── SOURCE EXCERPT
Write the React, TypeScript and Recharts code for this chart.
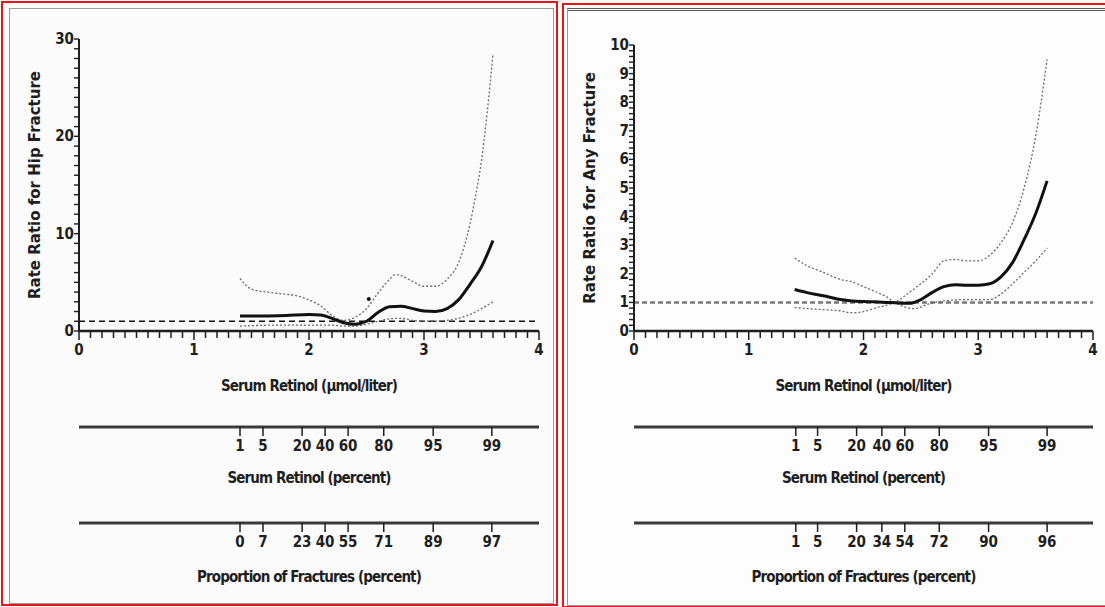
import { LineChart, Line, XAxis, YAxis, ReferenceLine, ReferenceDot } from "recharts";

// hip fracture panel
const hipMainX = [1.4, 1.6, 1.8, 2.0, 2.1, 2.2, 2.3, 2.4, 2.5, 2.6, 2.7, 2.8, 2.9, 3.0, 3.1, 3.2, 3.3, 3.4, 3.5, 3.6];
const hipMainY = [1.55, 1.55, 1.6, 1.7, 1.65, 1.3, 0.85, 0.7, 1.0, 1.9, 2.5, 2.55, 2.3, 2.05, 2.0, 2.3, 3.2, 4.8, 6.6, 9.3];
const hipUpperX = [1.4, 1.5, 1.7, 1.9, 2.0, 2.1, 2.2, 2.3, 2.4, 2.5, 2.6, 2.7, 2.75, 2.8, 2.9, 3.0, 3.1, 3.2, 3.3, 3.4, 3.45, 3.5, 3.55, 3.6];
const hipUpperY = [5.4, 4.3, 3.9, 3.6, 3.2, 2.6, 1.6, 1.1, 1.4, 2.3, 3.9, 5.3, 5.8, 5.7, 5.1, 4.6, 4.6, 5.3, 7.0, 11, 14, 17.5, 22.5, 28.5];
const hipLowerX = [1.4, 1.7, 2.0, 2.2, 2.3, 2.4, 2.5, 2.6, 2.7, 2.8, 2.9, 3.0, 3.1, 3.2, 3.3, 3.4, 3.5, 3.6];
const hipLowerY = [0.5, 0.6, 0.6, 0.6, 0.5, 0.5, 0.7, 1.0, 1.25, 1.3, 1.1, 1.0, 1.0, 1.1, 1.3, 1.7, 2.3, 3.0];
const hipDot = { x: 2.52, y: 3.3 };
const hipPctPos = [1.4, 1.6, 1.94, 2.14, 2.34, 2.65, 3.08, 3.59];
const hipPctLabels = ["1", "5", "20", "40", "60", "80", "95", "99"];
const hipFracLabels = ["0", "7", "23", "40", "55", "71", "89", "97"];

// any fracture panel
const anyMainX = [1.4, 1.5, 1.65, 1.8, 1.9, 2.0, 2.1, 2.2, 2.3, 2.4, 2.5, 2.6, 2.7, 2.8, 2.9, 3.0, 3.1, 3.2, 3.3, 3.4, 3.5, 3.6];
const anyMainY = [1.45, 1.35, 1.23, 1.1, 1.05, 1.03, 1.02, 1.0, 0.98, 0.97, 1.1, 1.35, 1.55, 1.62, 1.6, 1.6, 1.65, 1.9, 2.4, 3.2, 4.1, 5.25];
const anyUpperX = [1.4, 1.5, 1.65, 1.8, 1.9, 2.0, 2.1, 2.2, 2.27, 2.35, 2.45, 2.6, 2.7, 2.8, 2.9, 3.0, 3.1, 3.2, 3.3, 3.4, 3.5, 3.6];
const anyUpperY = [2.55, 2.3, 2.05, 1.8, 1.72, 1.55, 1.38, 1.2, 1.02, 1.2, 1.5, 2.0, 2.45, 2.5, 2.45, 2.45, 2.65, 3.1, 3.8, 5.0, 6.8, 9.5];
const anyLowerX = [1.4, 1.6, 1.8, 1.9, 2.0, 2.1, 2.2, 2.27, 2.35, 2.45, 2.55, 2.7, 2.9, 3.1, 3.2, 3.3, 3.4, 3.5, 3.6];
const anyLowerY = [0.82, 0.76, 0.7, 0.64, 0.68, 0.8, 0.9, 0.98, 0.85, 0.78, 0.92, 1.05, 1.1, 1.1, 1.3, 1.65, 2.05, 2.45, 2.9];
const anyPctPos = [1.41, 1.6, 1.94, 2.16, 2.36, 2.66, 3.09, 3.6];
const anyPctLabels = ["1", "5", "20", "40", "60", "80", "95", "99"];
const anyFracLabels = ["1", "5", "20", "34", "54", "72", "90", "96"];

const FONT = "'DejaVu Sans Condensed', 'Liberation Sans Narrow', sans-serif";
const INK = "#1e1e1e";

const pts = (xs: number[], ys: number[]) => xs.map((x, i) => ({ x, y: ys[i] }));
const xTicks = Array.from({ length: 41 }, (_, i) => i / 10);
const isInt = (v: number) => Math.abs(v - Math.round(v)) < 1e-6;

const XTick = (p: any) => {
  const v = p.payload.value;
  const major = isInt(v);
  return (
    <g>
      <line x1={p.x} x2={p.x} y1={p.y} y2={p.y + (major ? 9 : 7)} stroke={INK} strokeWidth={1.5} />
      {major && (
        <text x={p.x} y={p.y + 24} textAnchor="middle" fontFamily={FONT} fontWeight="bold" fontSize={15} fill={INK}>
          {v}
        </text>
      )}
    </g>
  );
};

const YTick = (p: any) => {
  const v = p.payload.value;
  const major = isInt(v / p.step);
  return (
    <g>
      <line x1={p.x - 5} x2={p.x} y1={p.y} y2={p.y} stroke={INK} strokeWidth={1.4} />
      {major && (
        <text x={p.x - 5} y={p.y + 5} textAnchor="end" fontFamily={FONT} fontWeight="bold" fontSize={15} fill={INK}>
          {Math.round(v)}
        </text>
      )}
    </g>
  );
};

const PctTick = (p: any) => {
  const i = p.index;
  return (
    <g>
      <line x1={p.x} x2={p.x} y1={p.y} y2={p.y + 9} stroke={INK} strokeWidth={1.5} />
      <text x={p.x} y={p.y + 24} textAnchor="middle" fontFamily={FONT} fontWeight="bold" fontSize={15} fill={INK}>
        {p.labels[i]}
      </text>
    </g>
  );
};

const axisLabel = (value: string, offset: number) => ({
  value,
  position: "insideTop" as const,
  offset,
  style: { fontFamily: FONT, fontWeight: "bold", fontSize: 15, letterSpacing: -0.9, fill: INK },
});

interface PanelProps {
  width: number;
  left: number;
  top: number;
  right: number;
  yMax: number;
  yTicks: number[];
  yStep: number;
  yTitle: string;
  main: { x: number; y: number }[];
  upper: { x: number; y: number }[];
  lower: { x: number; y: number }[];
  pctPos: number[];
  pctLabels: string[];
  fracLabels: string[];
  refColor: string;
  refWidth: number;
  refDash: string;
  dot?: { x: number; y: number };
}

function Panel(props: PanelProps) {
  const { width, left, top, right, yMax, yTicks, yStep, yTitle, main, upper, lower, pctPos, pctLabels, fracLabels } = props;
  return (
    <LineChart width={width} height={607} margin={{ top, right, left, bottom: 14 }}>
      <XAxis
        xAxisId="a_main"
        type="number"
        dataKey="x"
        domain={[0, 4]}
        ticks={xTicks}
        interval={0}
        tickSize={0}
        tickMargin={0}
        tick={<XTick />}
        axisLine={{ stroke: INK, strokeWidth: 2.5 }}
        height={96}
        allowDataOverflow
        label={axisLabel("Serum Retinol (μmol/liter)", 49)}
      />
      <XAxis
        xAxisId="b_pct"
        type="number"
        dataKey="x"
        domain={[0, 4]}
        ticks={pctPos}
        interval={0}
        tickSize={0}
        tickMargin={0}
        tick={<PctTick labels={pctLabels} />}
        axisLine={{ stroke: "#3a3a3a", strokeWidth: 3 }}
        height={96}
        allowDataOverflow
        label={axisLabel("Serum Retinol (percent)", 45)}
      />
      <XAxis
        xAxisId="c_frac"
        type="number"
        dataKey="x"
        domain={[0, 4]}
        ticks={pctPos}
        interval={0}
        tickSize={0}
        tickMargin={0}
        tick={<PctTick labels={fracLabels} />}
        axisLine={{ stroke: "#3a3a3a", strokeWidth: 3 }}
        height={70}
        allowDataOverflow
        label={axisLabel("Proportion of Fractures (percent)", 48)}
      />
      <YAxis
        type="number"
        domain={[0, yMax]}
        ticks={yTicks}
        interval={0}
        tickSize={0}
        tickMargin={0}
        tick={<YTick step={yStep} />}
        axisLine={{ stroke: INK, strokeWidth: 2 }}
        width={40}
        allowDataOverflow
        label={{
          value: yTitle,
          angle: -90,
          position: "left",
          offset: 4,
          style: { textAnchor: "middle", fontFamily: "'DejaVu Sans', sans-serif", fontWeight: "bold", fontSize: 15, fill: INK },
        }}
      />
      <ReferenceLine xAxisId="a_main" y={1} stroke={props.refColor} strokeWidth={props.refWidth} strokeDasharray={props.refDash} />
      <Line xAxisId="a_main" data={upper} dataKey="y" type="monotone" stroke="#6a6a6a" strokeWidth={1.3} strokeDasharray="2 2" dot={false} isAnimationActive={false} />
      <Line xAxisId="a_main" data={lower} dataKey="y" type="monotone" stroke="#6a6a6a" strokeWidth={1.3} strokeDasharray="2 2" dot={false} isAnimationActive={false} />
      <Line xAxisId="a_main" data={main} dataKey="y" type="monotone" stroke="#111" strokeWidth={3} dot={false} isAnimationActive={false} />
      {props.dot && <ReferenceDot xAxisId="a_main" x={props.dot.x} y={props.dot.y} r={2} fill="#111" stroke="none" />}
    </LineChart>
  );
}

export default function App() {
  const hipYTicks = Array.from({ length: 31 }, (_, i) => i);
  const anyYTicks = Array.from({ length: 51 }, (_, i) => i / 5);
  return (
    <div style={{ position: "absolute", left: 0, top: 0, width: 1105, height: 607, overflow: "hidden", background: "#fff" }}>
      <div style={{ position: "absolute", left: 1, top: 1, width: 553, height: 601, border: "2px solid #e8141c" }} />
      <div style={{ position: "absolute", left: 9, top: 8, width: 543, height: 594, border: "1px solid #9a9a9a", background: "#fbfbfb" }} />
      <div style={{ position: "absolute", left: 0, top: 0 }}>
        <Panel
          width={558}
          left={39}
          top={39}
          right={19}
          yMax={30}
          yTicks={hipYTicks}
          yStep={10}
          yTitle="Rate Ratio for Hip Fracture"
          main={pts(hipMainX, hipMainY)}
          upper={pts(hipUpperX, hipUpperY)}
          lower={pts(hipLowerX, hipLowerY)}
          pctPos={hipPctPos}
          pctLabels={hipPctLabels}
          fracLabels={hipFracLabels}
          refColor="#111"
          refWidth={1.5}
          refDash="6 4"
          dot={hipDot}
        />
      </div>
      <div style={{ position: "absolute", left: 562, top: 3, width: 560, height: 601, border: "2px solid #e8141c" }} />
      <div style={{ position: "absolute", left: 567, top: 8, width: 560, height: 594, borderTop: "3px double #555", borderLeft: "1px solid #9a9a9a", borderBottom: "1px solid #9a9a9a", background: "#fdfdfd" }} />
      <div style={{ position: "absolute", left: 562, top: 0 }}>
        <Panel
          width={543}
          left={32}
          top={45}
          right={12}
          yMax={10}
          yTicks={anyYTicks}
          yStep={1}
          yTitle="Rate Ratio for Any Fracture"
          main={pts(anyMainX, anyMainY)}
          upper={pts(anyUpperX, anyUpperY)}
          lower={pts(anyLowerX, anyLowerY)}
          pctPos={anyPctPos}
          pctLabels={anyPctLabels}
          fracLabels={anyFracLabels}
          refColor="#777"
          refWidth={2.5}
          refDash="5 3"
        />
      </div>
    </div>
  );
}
────
* TASK
Return, unchanged, the lines from the first line of the material through the line that holds "YAxis, ReferenceLine, ReferenceDot", inclusive, omitting pictures.

* RESPONSE TO THE EXERCISE
Write the React, TypeScript and Recharts code for this chart.
import { LineChart, Line, XAxis, YAxis, ReferenceLine, ReferenceDot } from "recharts";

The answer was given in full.